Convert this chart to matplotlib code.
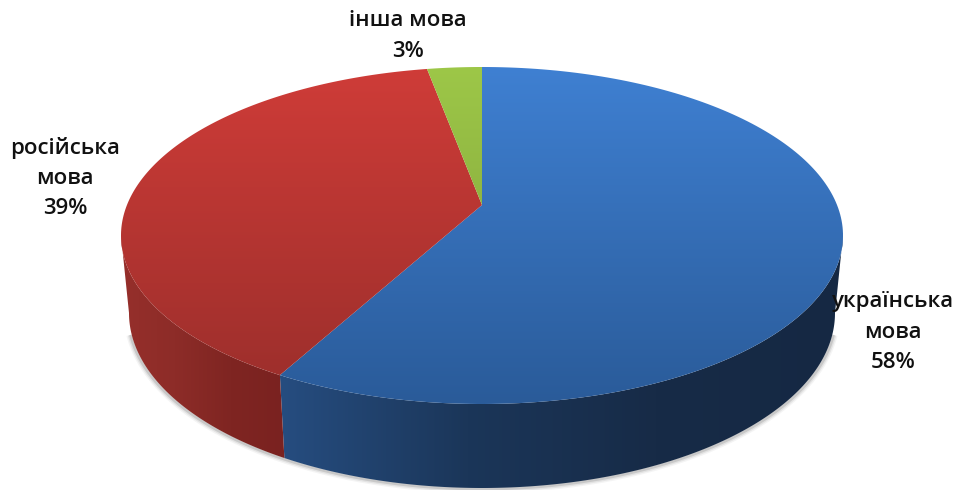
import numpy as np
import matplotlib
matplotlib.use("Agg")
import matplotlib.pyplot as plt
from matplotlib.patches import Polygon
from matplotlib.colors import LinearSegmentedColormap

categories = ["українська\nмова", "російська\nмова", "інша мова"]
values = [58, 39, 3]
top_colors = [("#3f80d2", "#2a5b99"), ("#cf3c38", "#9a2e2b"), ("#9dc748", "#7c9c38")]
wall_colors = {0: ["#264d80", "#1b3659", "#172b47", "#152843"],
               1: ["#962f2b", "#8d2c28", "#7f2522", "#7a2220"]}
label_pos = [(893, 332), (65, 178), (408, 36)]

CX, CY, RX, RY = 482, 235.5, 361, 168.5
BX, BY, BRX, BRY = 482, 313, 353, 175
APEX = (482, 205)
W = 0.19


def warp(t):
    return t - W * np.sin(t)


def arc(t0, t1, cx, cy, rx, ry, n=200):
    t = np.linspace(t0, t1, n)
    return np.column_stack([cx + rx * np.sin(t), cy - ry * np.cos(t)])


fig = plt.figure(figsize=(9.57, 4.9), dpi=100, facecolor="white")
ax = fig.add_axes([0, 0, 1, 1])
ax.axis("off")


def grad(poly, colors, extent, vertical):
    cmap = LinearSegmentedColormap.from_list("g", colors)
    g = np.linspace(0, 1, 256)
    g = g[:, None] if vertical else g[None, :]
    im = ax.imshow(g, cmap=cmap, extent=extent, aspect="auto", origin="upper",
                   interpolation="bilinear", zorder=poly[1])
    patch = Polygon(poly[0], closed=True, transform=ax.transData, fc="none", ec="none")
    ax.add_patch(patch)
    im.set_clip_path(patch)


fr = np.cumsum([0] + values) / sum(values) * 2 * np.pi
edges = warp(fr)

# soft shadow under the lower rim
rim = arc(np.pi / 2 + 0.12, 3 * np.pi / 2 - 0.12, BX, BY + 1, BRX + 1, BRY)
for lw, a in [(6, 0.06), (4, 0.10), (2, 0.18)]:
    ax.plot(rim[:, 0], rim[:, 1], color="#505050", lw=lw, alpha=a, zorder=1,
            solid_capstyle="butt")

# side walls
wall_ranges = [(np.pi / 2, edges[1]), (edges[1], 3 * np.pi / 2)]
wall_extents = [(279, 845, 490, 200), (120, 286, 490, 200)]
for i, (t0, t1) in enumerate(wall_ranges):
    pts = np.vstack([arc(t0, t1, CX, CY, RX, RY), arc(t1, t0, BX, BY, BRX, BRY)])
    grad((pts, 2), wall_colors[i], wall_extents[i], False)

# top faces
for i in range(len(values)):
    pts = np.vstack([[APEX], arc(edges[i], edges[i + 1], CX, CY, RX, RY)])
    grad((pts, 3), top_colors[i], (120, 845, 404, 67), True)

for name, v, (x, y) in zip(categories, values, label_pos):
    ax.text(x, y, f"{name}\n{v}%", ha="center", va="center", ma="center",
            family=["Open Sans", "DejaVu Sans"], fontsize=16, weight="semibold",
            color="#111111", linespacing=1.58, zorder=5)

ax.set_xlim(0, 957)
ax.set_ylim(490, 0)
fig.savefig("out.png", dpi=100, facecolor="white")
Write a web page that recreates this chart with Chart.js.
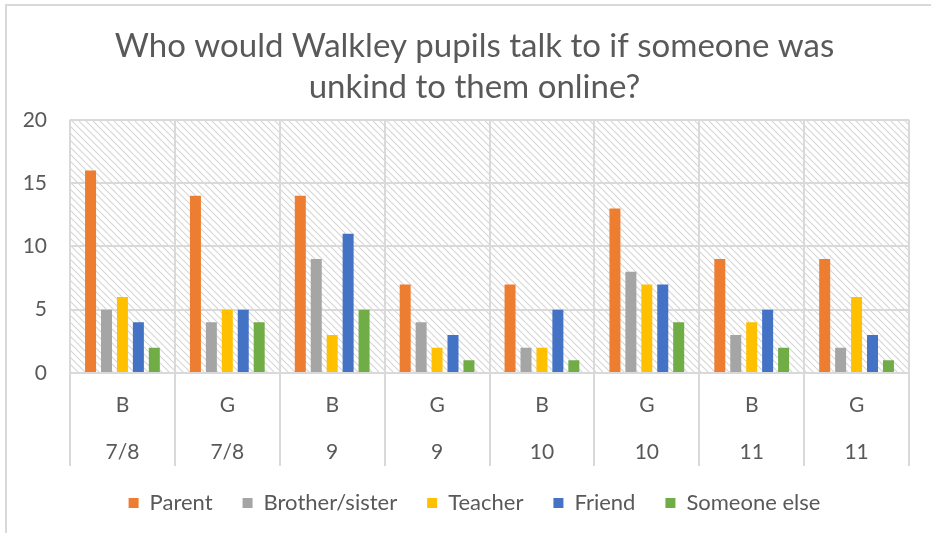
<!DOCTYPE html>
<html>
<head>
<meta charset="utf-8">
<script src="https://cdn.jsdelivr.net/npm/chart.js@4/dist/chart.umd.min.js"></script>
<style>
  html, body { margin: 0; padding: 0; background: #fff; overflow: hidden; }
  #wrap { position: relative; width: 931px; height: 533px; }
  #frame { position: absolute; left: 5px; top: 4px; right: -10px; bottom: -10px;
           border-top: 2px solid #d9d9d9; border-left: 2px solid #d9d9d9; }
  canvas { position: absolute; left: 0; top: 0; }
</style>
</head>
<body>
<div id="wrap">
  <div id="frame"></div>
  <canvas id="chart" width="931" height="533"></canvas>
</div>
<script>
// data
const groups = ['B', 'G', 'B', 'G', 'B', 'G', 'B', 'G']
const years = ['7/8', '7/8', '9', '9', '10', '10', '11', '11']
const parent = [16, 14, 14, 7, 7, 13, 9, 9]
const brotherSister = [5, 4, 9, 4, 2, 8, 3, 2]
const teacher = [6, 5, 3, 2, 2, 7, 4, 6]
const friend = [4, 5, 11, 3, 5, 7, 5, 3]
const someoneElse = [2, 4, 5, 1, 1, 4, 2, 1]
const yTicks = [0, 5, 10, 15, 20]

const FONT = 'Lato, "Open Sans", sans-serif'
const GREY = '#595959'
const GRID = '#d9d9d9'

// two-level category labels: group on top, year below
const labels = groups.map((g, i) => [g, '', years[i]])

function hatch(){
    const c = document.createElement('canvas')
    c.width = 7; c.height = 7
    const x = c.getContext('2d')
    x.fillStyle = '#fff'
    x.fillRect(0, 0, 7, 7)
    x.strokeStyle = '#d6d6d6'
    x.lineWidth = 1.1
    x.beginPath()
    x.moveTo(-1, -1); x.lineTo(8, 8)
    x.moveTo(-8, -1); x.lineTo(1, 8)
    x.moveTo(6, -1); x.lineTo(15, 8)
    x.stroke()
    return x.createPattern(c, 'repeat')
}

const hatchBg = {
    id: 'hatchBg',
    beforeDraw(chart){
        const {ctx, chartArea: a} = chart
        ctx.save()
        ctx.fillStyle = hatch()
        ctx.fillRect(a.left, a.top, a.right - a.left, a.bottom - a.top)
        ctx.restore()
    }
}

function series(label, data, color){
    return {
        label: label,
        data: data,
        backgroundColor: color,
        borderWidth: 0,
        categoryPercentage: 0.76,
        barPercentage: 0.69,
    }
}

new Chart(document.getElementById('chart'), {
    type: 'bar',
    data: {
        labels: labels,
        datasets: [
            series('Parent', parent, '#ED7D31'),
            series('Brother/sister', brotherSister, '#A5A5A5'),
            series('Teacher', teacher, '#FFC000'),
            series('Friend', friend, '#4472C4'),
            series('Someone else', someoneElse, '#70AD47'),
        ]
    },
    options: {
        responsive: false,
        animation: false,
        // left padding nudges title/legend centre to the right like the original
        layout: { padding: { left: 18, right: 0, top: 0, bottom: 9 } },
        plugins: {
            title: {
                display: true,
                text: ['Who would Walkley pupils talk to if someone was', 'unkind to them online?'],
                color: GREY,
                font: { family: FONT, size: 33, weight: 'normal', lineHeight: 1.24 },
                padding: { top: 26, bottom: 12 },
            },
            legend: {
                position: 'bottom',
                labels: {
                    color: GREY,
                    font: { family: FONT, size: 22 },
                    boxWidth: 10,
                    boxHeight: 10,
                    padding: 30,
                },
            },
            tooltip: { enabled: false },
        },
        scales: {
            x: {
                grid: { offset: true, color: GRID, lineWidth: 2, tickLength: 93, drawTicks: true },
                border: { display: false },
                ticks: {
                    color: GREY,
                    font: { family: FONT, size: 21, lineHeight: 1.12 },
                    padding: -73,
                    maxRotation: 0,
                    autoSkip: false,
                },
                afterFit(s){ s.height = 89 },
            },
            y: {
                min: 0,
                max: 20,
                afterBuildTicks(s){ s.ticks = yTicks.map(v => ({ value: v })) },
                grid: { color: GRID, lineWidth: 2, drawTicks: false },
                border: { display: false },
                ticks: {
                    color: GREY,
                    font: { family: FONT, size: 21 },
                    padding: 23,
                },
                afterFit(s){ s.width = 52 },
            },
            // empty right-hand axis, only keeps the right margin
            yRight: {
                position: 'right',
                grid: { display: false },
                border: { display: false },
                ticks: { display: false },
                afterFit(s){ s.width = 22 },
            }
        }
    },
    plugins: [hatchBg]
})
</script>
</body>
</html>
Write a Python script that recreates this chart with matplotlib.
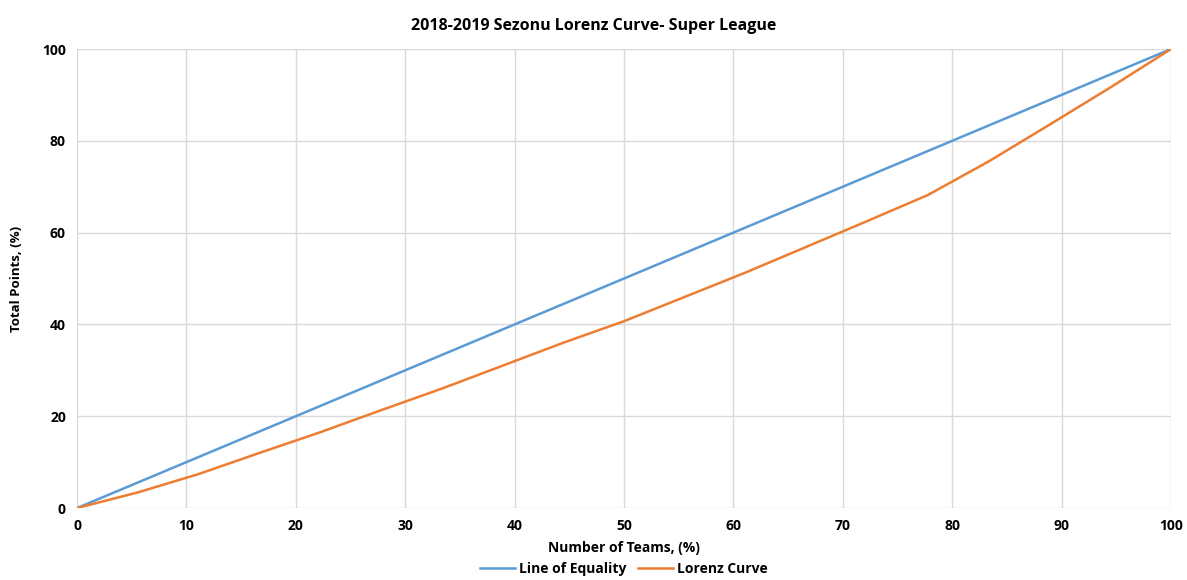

------------------------------------------------------------

• **Short exercise**:
Determine the number of lines in the listing that contain the string "chart". Write that number and nothing else.

• **Response**:
8